## Dataset excerpt
───

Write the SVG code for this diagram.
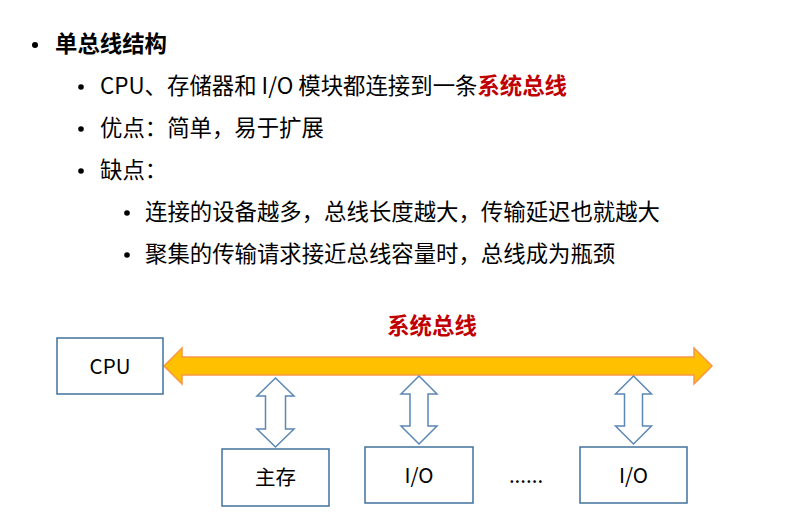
<svg xmlns="http://www.w3.org/2000/svg" width="800" height="515" viewBox="0 0 800 515">
<style>
.t{font-family:"Noto Sans CJK SC","Liberation Sans",sans-serif;font-size:22.4px;fill:#000}
.b{font-weight:bold}
.red{fill:#C00000;font-weight:bold}
.box{fill:#fff;stroke:#41719C;stroke-width:1.5}
.lbl{font-family:"Noto Sans CJK SC","Liberation Sans",sans-serif;font-size:20.5px;fill:#000;text-anchor:middle}
.va{fill:#fff;stroke:#5B87B5;stroke-width:1.5}
</style>
<rect width="800" height="515" fill="#fff"/>
<g id="text">
<circle cx="35" cy="45" r="3"/>
<text class="t b" x="55" y="52">单总线结构</text>
<circle cx="81" cy="87" r="2.8"/>
<text class="t" x="100" y="94">CPU、存储器和 I/O 模块都连接到一条<tspan class="red">系统总线</tspan></text>
<circle cx="81" cy="129" r="2.8"/>
<text class="t" x="100" y="136">优点：简单，易于扩展</text>
<circle cx="81" cy="171" r="2.8"/>
<text class="t" x="100" y="178">缺点：</text>
<circle cx="127" cy="213" r="2.8"/>
<text class="t" x="145" y="220">连接的设备越多，总线长度越大，传输延迟也就越大</text>
<circle cx="127" cy="255" r="2.8"/>
<text class="t" x="145" y="262">聚集的传输请求接近总线容量时，总线成为瓶颈</text>
</g>
<g id="connectors">
<polygon id="bus" points="164,366 182,348 182,357 694,357 694,348 712,366 694,384 694,375 182,375 182,384" fill="#FFC000" stroke="#F79646" stroke-width="1.5"/>
<text class="t red" x="432" y="334" text-anchor="middle" font-size="19.5">系统总线</text>
<polygon class="va" points="275.5,378 294,396 285.5,396 285.5,429 294,429 275.5,447 257,429 265.5,429 265.5,396 257,396"/>
<polygon class="va" points="419,376 437,394 428,394 428,426 437,426 419,444 401,426 410,426 410,394 401,394"/>
<polygon class="va" points="633.5,376 651.5,394 642.5,394 642.5,426 651.5,426 633.5,444 615.5,426 624.5,426 624.5,394 615.5,394"/>
</g>
<g id="cpu"><rect class="box" x="57" y="338" width="106" height="56"/><text class="lbl" x="110" y="374">CPU</text></g>
<g id="mem"><rect class="box" x="222" y="449" width="107" height="57"/><text class="lbl" x="275.5" y="485">主存</text></g>
<g id="io1"><rect class="box" x="365" y="447" width="108" height="56"/><text class="lbl" x="419" y="483">I/O</text></g>
<g id="dots"><text class="lbl" x="526" y="483">......</text></g>
<g id="io2"><rect class="box" x="580" y="447" width="107" height="56"/><text class="lbl" x="633.5" y="483">I/O</text></g>
</svg>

───

## Problem description
Without the pictures, write out all of the material exactly.

## Solution to this exercise
Write the SVG code for this diagram.
<svg xmlns="http://www.w3.org/2000/svg" width="800" height="515" viewBox="0 0 800 515">
<style>
.t{font-family:"Noto Sans CJK SC","Liberation Sans",sans-serif;font-size:22.4px;fill:#000}
.b{font-weight:bold}
.red{fill:#C00000;font-weight:bold}
.box{fill:#fff;stroke:#41719C;stroke-width:1.5}
.lbl{font-family:"Noto Sans CJK SC","Liberation Sans",sans-serif;font-size:20.5px;fill:#000;text-anchor:middle}
.va{fill:#fff;stroke:#5B87B5;stroke-width:1.5}
</style>
<rect width="800" height="515" fill="#fff"/>
<g id="text">
<circle cx="35" cy="45" r="3"/>
<text class="t b" x="55" y="52">单总线结构</text>
<circle cx="81" cy="87" r="2.8"/>
<text class="t" x="100" y="94">CPU、存储器和 I/O 模块都连接到一条<tspan class="red">系统总线</tspan></text>
<circle cx="81" cy="129" r="2.8"/>
<text class="t" x="100" y="136">优点：简单，易于扩展</text>
<circle cx="81" cy="171" r="2.8"/>
<text class="t" x="100" y="178">缺点：</text>
<circle cx="127" cy="213" r="2.8"/>
<text class="t" x="145" y="220">连接的设备越多，总线长度越大，传输延迟也就越大</text>
<circle cx="127" cy="255" r="2.8"/>
<text class="t" x="145" y="262">聚集的传输请求接近总线容量时，总线成为瓶颈</text>
</g>
<g id="connectors">
<polygon id="bus" points="164,366 182,348 182,357 694,357 694,348 712,366 694,384 694,375 182,375 182,384" fill="#FFC000" stroke="#F79646" stroke-width="1.5"/>
<text class="t red" x="432" y="334" text-anchor="middle" font-size="19.5">系统总线</text>
<polygon class="va" points="275.5,378 294,396 285.5,396 285.5,429 294,429 275.5,447 257,429 265.5,429 265.5,396 257,396"/>
<polygon class="va" points="419,376 437,394 428,394 428,426 437,426 419,444 401,426 410,426 410,394 401,394"/>
<polygon class="va" points="633.5,376 651.5,394 642.5,394 642.5,426 651.5,426 633.5,444 615.5,426 624.5,426 624.5,394 615.5,394"/>
</g>
<g id="cpu"><rect class="box" x="57" y="338" width="106" height="56"/><text class="lbl" x="110" y="374">CPU</text></g>
<g id="mem"><rect class="box" x="222" y="449" width="107" height="57"/><text class="lbl" x="275.5" y="485">主存</text></g>
<g id="io1"><rect class="box" x="365" y="447" width="108" height="56"/><text class="lbl" x="419" y="483">I/O</text></g>
<g id="dots"><text class="lbl" x="526" y="483">......</text></g>
<g id="io2"><rect class="box" x="580" y="447" width="107" height="56"/><text class="lbl" x="633.5" y="483">I/O</text></g>
</svg>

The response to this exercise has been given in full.